Except for math, all our tests are in the form of essays and often require illustrations.   For biology finals we are given a blank piece of paper and two hours to illustrate the circulation of the heart.   For geography we have to draw the map of Africa and fill in all that we know.  We bring color pencils to exams.

Though we are expected to help one another at other times, our tests and exams are designed to be competitive.  Each teacher has her own system of grading, but they all use numbers, like judges in the Olympics.   Instead of 1 to 10, they grade from 60 to 100.  No one starts under 60 – she would not be in the class.   Except for math, in which we can get 100, we are graded mostly on knowledge but also on presentation, and no one gets 100 – there is always room for improvement.

I wonder for the first time whether I have a different way of studying that depends less on repetition than on the quality of concentration.  I see patterns and structures and fit the details into them.  It is visual in the sense that when I get the right focus, so to speak, on a page, I will have a visual memory of the order of the paragraphs, and the order and even the spelling of the words.  Any images on the page are gifts, like extra markers.

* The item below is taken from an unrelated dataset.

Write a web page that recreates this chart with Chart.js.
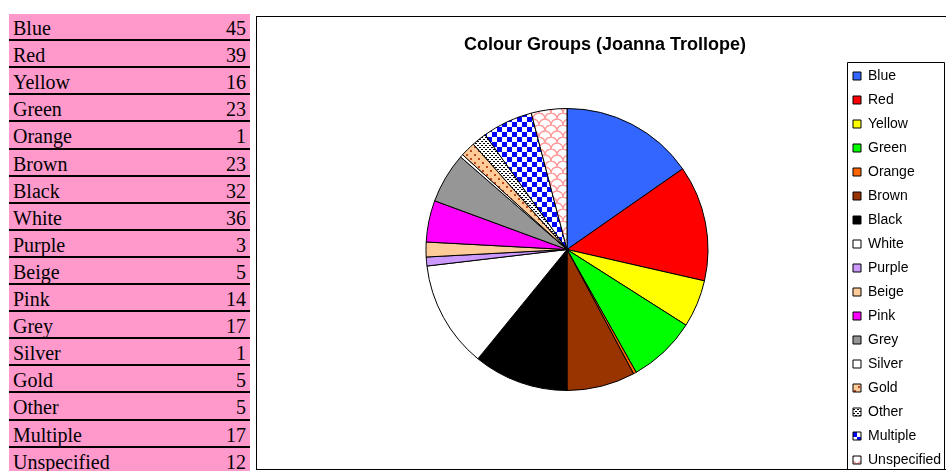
<!DOCTYPE html>
<html>
<head>
<meta charset="utf-8">
<script src="https://cdn.jsdelivr.net/npm/chart.js@4.4.0/dist/chart.umd.min.js"></script>
<style>
  html, body { margin: 0; padding: 0; background: #fff; width: 946px; height: 471px; overflow: hidden; }
  #sheet { position: absolute; left: 9px; top: 14px; width: 241px; }
  .row { position: absolute; left: 0; width: 241px; background: #FF99CC; border-bottom: 2px solid #000;
         box-sizing: border-box; font-family: "Liberation Serif", "Times New Roman", serif; font-size: 20px;
         line-height: 20px; color: #000; }
  .row .lab { position: absolute; left: 4px; top: 4px; }
  .row .val { position: absolute; right: 4px; top: 4px; }
  #box { position: absolute; left: 256px; top: 16px; width: 700px; height: 452px; border: 1px solid #000;
         overflow: hidden; background: #fff; }
  #chart { position: absolute; left: 0; top: 0; }
</style>
</head>
<body>
<div id="sheet"></div>
<div id="box"><canvas id="chart" width="689" height="464"></canvas></div>
<script>
// Colour groups and how many titles fall into each
const categories = ['Blue', 'Red', 'Yellow', 'Green', 'Orange', 'Brown', 'Black', 'White', 'Purple',
                    'Beige', 'Pink', 'Grey', 'Silver', 'Gold', 'Other', 'Multiple', 'Unspecified'];
const counts = [45, 39, 16, 23, 1, 23, 32, 36, 3, 5, 14, 17, 1, 5, 5, 17, 12];
const chartTitle = 'Colour Groups (Joanna Trollope)';

// Spreadsheet-style list of the data beside the chart
const sheet = document.getElementById('sheet');
categories.forEach((name, i) => {
  const top = Math.round(i * 27.1);
  const next = Math.round((i + 1) * 27.1);
  const row = document.createElement('div');
  row.className = 'row';
  row.style.top = top + 'px';
  row.style.height = (next - top) + 'px';
  const lab = document.createElement('span');
  lab.className = 'lab';
  lab.textContent = name;
  const val = document.createElement('span');
  val.className = 'val';
  val.textContent = counts[i];
  row.appendChild(lab);
  row.appendChild(val);
  sheet.appendChild(row);
});

const canvas = document.getElementById('chart');
const ctx = canvas.getContext('2d');

function makePattern(w, h, paint) {
  const c = document.createElement('canvas');
  c.width = w; c.height = h;
  paint(c.getContext('2d'));
  return ctx.createPattern(c, 'repeat');
}

// Hatched fills for the last few groups
const goldFill = makePattern(8, 8, g => {
  g.fillStyle = '#FFCC99'; g.fillRect(0, 0, 8, 8);
  g.fillStyle = '#C04A20';
  g.fillRect(1, 1, 2, 2); g.fillRect(5, 5, 2, 2);
});
const otherFill = makePattern(4, 4, g => {
  g.fillStyle = '#FFFFFF'; g.fillRect(0, 0, 4, 4);
  g.fillStyle = '#000000';
  g.fillRect(0, 0, 2, 1);
  g.fillRect(2, 2, 2, 1);
});
const multipleFill = makePattern(10, 10, g => {
  g.fillStyle = '#FFFFFF'; g.fillRect(0, 0, 10, 10);
  g.fillStyle = '#0000FF';
  g.fillRect(0, 0, 5, 5); g.fillRect(5, 5, 5, 5);
});
const unspecifiedFill = makePattern(12, 12, g => {
  g.fillStyle = '#FFFFFF'; g.fillRect(0, 0, 12, 12);
  g.strokeStyle = '#FF9999'; g.lineWidth = 1.4;
  g.beginPath(); g.arc(6, 6, 6, Math.PI, 0); g.stroke();
  g.beginPath(); g.arc(0, 12, 6, Math.PI * 1.5, 0); g.stroke();
  g.beginPath(); g.arc(12, 12, 6, Math.PI, Math.PI * 1.5); g.stroke();
});

const sliceFills = ['#3366FF', '#FF0000', '#FFFF00', '#00FF00', '#FF6600', '#993300', '#000000', '#FFFFFF',
                    '#CC99FF', '#FFCC99', '#FF00FF', '#969696', '#FFFFFF', goldFill, otherFill,
                    multipleFill, unspecifiedFill];

const FONT = 'Arial, "Liberation Sans", sans-serif';

// Chart heading, centred over the whole chart frame
const headingPlugin = {
  id: 'heading',
  afterDraw(chart) {
    const c = chart.ctx;
    c.save();
    c.font = 'bold 18px ' + FONT;
    c.fillStyle = '#000';
    c.textAlign = 'center';
    c.textBaseline = 'middle';
    c.fillText(chartTitle, 348, 28);
    c.restore();
  }
};

// Frame drawn around the legend
const legendFramePlugin = {
  id: 'legendFrame',
  afterDraw(chart) {
    const c = chart.ctx;
    c.save();
    c.strokeStyle = '#000';
    c.lineWidth = 1;
    c.beginPath();
    c.moveTo(590.5, 470);
    c.lineTo(590.5, 45.5);
    c.lineTo(687.5, 45.5);
    c.lineTo(687.5, 470);
    c.stroke();
    c.restore();
  }
};

new Chart(ctx, {
  type: 'pie',
  data: {
    labels: categories,
    datasets: [{
      data: counts,
      backgroundColor: sliceFills,
      borderColor: '#000000',
      borderWidth: 1,
      hoverOffset: 0,
      radius: 141
    }]
  },
  options: {
    responsive: false,
    animation: false,
    devicePixelRatio: 1,
    layout: { padding: { left: 34, right: 0, top: 5, bottom: 4 } },
    plugins: {
      legend: {
        position: 'right',
        align: 'end',
        maxWidth: 103,
        labels: {
          boxWidth: 8,
          boxHeight: 8,
          padding: 10,
          color: '#000',
          font: { family: FONT, size: 14 }
        }
      },
      tooltip: { enabled: false }
    }
  },
  plugins: [headingPlugin, legendFramePlugin]
});
</script>
</body>
</html>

If I am not distracted, I need to do this twice, and once more for review before an exam.  There is more than enough time in my day, especially if I concentrate in class, which gets me halfway there.  I sit in the front row for that reason.

Annie is dedicated.   She is working for a scholarship to an American college, and her whole family is cheering her on.

I don’t have such a clear plan.   All I have is this magnet thing that pulls me forward.   It is as tyrannical as a demon drug master.